The real daftness about these child benefit reforms is not so much the aforementioned and well-worn scenario of two fictional households, but more the case of an individual who earns just above the higher-rate income tax threshold and who, while paying 40% tax on but a fraction of their income, will also lose all of their Child Benefit at a stroke, potentially leaving them with a lower net income than a supposed lower earner situated just below the threshold. I don’t know if there is such a thing as a negative marginal tax rate, but if there is then this government has just found it. So well done them.

You’d almost think they’d cooked up a nefarious scheme to serve as an object lesson in the value of universal benefits, only they haven’t. This isn’t so much the “cliff edge” problem people have been talking about as some demonic game of financial Snakes and Ladders. Now, the government has stated it is looking into methods to deal with the problems thrown up by their half-baked plan dreamt up overnight to grab headlines during a party conference. But what?

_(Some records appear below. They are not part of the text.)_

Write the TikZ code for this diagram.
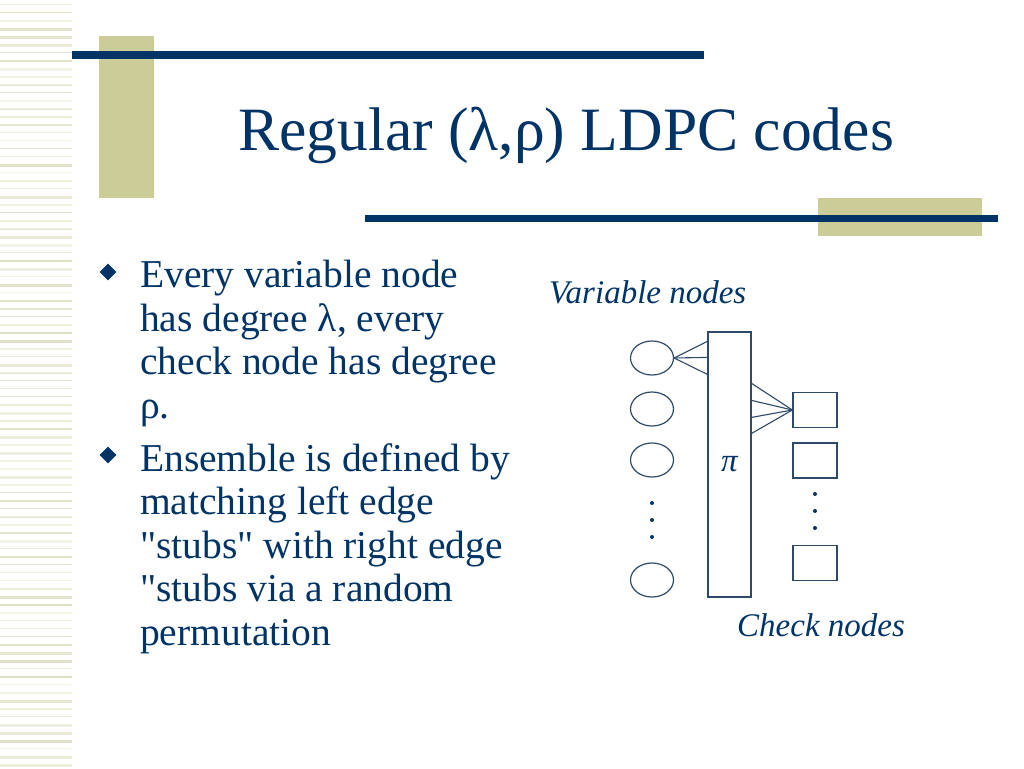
\documentclass[tikz,border=0pt]{standalone}
\usepackage{fontspec}
\setmainfont{Liberation Serif}
\usetikzlibrary{shapes.geometric}
\definecolor{navy}{HTML}{003366}
\definecolor{khaki}{HTML}{CCCC99}
\definecolor{stripe}{HTML}{D8D8B4}
\definecolor{wire}{HTML}{2E4A6A}

\tikzset{
  varnode/.style={draw=wire, line width=1.2pt, ellipse, minimum width=43pt, minimum height=34pt, inner sep=0pt},
  chknode/.style={draw=wire, line width=1.2pt, rectangle, minimum width=44pt, minimum height=35pt, inner sep=0pt},
  stub/.style={draw=wire, line width=1.1pt},
  bulletmark/.style={diamond, fill=navy, minimum size=17pt, inner sep=0pt},
  bodytext/.style={anchor=north west, inner sep=0pt, text=navy, align=left, font=\fontsize{39.5}{43.5}\selectfont},
  smalllabel/.style={anchor=base west, inner sep=0pt, text=navy, font=\fontsize{33}{36}\selectfont\itshape},
  vdot/.style={circle, fill=navy, minimum size=4pt, inner sep=0pt},
}

\begin{document}
\begin{tikzpicture}[x=1pt, y=-1pt]
\useasboundingbox (0,0) rectangle (1024,768);
% striped margin
\pgfmathsetseed{42}
\foreach \i in {0,...,95}{
  \pgfmathsetmacro\sw{0.8+2.6*rnd}
  \pgfmathsetmacro\sop{25+55*rnd}
  \fill[stripe!\sop] (0,\i*8+4) rectangle ++(72,\sw);
}
% title decoration
\fill[khaki] (99,36) rectangle (154,198);
\fill[khaki] (818,198) rectangle (982,236);
\fill[navy] (72,51) rectangle (704,59);
\fill[navy] (365,215) rectangle (998,222);
\node[anchor=base, inner sep=0pt, text=navy, font=\fontsize{61.6}{70}\selectfont] (title) at (566,150) {Regular (λ,ρ) LDPC codes};

% bullets
\node[bulletmark] (b1) at (108,272) {};
\node[bodytext] (t1) at (140,260) {Every variable node\\has degree λ, every\\check node has degree\\ρ.};
\node[bulletmark] (b2) at (108,455) {};
\node[bodytext] (t2) at (140,443) {Ensemble is defined by\\matching left edge\\\textquotedbl stubs\textquotedbl{} with right edge\\\textquotedbl stubs via a random\\permutation};

% graph
\node[smalllabel] (varlabel) at (549,303) {Variable nodes};
\node[smalllabel] (chklabel) at (737,636) {Check nodes};
\node[draw=wire, line width=1.2pt, minimum width=43pt, minimum height=265pt, inner sep=0pt,
      text=navy, font=\fontsize{33}{36}\selectfont\itshape] (pi) at (729.5,464.5) {π};
\node[varnode] (v1) at (652,358) {};
\node[varnode] (v2) at (652,409) {};
\node[varnode] (v3) at (652,460) {};
\node[varnode] (v4) at (652,580) {};
\foreach \y [count=\k] in {503,520,537}
  \node[vdot] (vd\k) at (652,\y) {};
\node[chknode] (c1) at (815,410) {};
\node[chknode] (c2) at (815,460.5) {};
\node[chknode] (c3) at (815,563) {};
\foreach \y [count=\k] in {494,511,528}
  \node[vdot] (cd\k) at (815,\y) {};
% edge stubs
\foreach \dy in {10,26,43}
  \draw[stub] (v1.east) -- ([yshift=-\dy pt]pi.north west);
\foreach \dy in {52,69,86,102}
  \draw[stub] (c1.west) -- ([yshift=-\dy pt]pi.north east);
\end{tikzpicture}
\end{document}
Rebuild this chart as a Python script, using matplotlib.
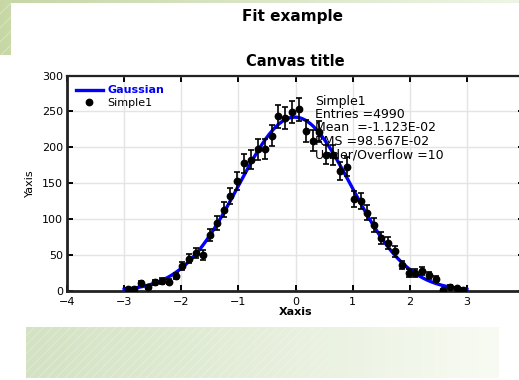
import numpy as np
import matplotlib
matplotlib.use("Agg")
import matplotlib.pyplot as plt
from matplotlib.colors import LinearSegmentedColormap
from matplotlib.lines import Line2D

# Histogram "Simple1": 50 bins on [-3, 3]
bin_lo, bin_hi, n_bins = -3.0, 3.0, 50
counts = [3, 3, 11, 5, 12, 14, 13, 21, 35, 45,
          53, 50, 78, 95, 113, 132, 153, 178, 183, 197,
          198, 216, 243, 241, 249, 253, 223, 209, 222, 190,
          189, 167, 173, 128, 125, 109, 92, 74, 67, 55,
          36, 25, 25, 28, 22, 17, 2, 6, 4, 2]

# Gaussian fit parameters (amplitude, mean, sigma)
fit_amp, fit_mean, fit_sigma = 242.0, -0.012, 0.985

stats_lines = ["Simple1", "Entries =4990", "Mean  =-1.123E-02",
               "RMS =98.567E-02", "Under/Overflow =10"]

x_ticks = [-4, -3, -2, -1, 0, 1, 2, 3]
y_ticks = [0, 50, 100, 150, 200, 250, 300]

W, H = 519, 380
fig = plt.figure(figsize=(W / 100, H / 100), dpi=100)
fig.patch.set_facecolor("white")

# ---- decorative page background (pixel coordinates) ----
bg = fig.add_axes([0, 0, 1, 1], zorder=-5)
bg.set_xlim(0, W)
bg.set_ylim(H, 0)
bg.axis("off")

def hgrad(x0, x1, y0, y1, c0, c1):
    cmap = LinearSegmentedColormap.from_list("g", [c0, c1])
    grad = np.linspace(0, 1, 256).reshape(1, -1)
    bg.imshow(grad, cmap=cmap, extent=(x0, x1, y1, y0), aspect="auto",
              interpolation="bilinear", zorder=0)

def stripes(x0, x1, y0, y1, step=9, alpha=0.35):
    for s in np.arange(x0 - (y1 - y0), x1, step):
        xs = np.array([s, s + (y1 - y0)])
        ys = np.array([y1, y0])
        line, = bg.plot(xs, ys, color="white", lw=0.6, alpha=alpha, zorder=1)
        line.set_clip_path(plt.Rectangle((x0, y0), x1 - x0, y1 - y0,
                                         transform=bg.transData))

hgrad(0, W, 0, 3, "#c6d7a6", "#eef5e6")
hgrad(0, 11, 0, 55, "#c6d6a4", "#c9d9a9")
stripes(0, 11, 0, 55, step=14, alpha=0.4)
hgrad(26, 499, 327, 378, "#d3e2c2", "#f8fbf3")
stripes(26, 330, 327, 378, step=9, alpha=0.3)

# ---- main plot ----
ax = fig.add_axes([67 / W, 1 - 291 / H, (524 - 67) / W, (291 - 75.5) / H])
ax.set_xlim(-4, 4)
ax.set_ylim(0, 300)

edges = np.linspace(bin_lo, bin_hi, n_bins + 1)
centers = 0.5 * (edges[:-1] + edges[1:])
counts_arr = np.array(counts, dtype=float)
errors = np.sqrt(counts_arr)

xf = np.linspace(bin_lo, bin_hi, 400)
yf = fit_amp * np.exp(-0.5 * ((xf - fit_mean) / fit_sigma) ** 2)
fit_line, = ax.plot(xf, yf, color="#0000ff", lw=2.4, zorder=3, label="Gaussian")

ax.errorbar(centers, counts_arr, yerr=errors, fmt="o", color="black",
            ms=4.6, elinewidth=1.2, capsize=2.2, capthick=1.2, zorder=4)
pts_handle = Line2D([], [], ls="none", marker="o", ms=4.6, color="black",
                    label="Simple1")

ax.set_xticks(x_ticks)
ax.set_yticks(y_ticks)
ax.grid(True, color="#e4e4e4", lw=1.0, zorder=0)
ax.set_axisbelow(True)
ax.tick_params(direction="in", top=True, right=True, length=4, width=1.4,
               labelsize=8, colors="black", pad=3)
ax.tick_params(axis="x", pad=4)
for side, lw in [("bottom", 2.0), ("left", 2.0), ("top", 1.6), ("right", 1.6)]:
    ax.spines[side].set_linewidth(lw)
    ax.spines[side].set_color("#222222")

ax.set_xlabel("Xaxis", fontsize=8, fontweight="bold", labelpad=0)
ax.set_ylabel("Yaxis", fontsize=8, labelpad=5)

leg = ax.legend(handles=[fit_line, pts_handle], loc="upper left",
                bbox_to_anchor=(0.0, 0.995), frameon=False, fontsize=8,
                handlelength=2.4, handletextpad=0.4, labelspacing=0.25,
                borderaxespad=0.4)
leg.get_texts()[0].set_color("#0000ff")
leg.get_texts()[0].set_fontweight("bold")

# statistics box text
for i, s in enumerate(stats_lines):
    fig.text(315 / W, 1 - (101 + 13.5 * i) / H, s, fontsize=9,
             ha="left", va="center", color="black", zorder=10)

fig.text(292 / W, 1 - 16 / H, "Fit example", fontsize=11, fontweight="bold",
         ha="center", va="center")
fig.text(295 / W, 1 - 62 / H, "Canvas title", fontsize=10.5, fontweight="bold",
         ha="center", va="center")

fig.savefig("out.png", dpi=100)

Well I suppose they could concoct some further sort of means test, devise a kind of taper system, this would necessitate implementing an appeals process, and of course a review system when the wrong amounts are paid out…basically bugger about with child benefit until it is as expensive to administer and inefficient as the rest of the benefits system. Alternatively you could leave child benefit as is, and expend your energies instead on trying to make the the tax and benefits system in general more simple and straight forward.

I’d favour the latter myself, perhaps utilising something as a benchmark so we can gauge our progress, that of an actually existing example of a simple and efficient benefit. Child benefit, say?


*There must be some better terms to use here rather than “deserving” and “undeserving”, but I can’t think of them. Intended target group and unintended target group? Optimal and sub-optimal recipients? They sound almost as clunky as the government’s plans for reforming child benefit.